Brown Bag Lunch & Employment Law at Ridgefield Chamber of Commerce

Partner Beverley Rogers led a lively discussion of Employment Law, primarily hiring practices, at the “Brown Bag Lunch” sponsored by the Ridgefield, CT Chamber of Commerce on Thursday, February 21. Our other partner, Angelo Tartaro, also attended and provided light assistance. The questions raised by attendees highlight issues of concern to the Ridgefield business organizations.

Our goal is to keep our clients and readers out of litigation, if possible. With that in mind, in leading the discussion Beverley did not dwell on technical distinctions and defenses such as the varying definitions of “employer” and “employee” under federal and state statutes and caselaw. Rather, the focus, as in this Blog, was on “best or at least better” practices of good management to avoid tangles of a legal dispute over hiring and other employment practices.

With that in mind, Beverley presented and discussed a series of questions that may and may not be asked at an employment interview. For example, an interviewer is asking for trouble when questions involve childcare arrangements but not whether a frequent travel schedule will be acceptable to the applicant. An interviewer should never ask whether an applicant has ever been arrested but it is perfectly acceptable to ask whether the applicant was ever convicted of a crime. Questions relating to sexual preference, religious practices, national origin (such as the derivation of your last name) have not place. Questions relating to whether the applicant can perform the essential functions of the position, with or without a reasonable accommodation, are acceptable. Of course, the interviewer should not suggest that a reasonable accommodation might be necessary; the applicant must request it. The examples discussed are too numerous to review here in detail; to download her handout, click here.

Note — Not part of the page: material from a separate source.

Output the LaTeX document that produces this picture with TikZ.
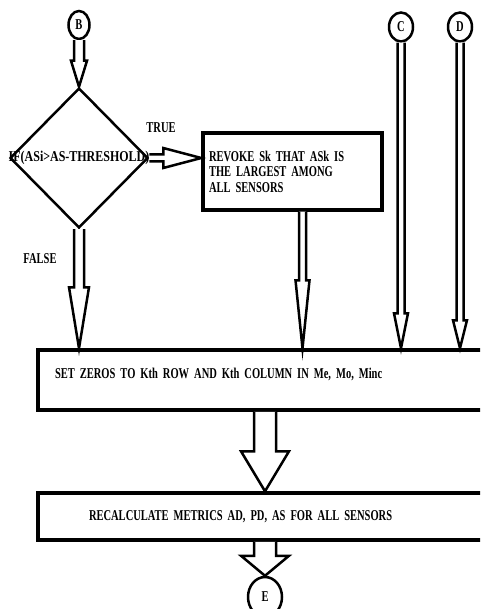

The attendees were very interested in how to handle a situation where the applicant volunteers information about a “forbidden subject.” The interviewer should state that the information is not appropriate to discuss any further and return the discussion to the essential functions of the position. And, the interviewer’s notes should not reflect any information about the inappropriate subject matter.

Beverley advised that notes of the interview should be kept separate from the job application. An attendee volunteered a humorous anecdote that reinforced the point. It seems the organization’s Human Resources auditors wanted to know why a notation of “W” was made an a job application. The implication was that the notation meant “White” or “Woman.” In fact, it denoted the “Western” division of the hiring organization. The better practice is not to have any notations that could be misinterpreted for a discriminatory purpose. Beverley presented and discussed a sample employment application from ____________________, which can be downloaded by clicking here.

Moving on from employment to other practices, Beverley explained that Connecticut and New York are still “employment at will” states in which an employee can be terminated for any reason but that protected classes of employees cannot be terminated for a discriminatory reason or under other circumstances covered by specific statutes or for specific conduct that is actionable under federal or state common law. An example of the latter was illustrated by one of our firm’s recent cases in which a client received a favorable settlement after suing an employer for defamation because he was wrongfully accused of stealing without an investigation.

In that case, an investigation was promised by the Employee Manual but the management largely ignored its manual. Attendees were very interested in Employee Manuals and the nuances of what they should or should not include as policies. That discussion was too extensive for this article but two general points stand out: (1) the better practice is to issue a manual and obtained a signed receipt when first issued and when updated; and (2) the manual does not do much good if actual practices deviate from those promised in the manual.

We may not be the most objective observers but we came away with the impression that the attendees found the event to be enjoyable, informative and topical.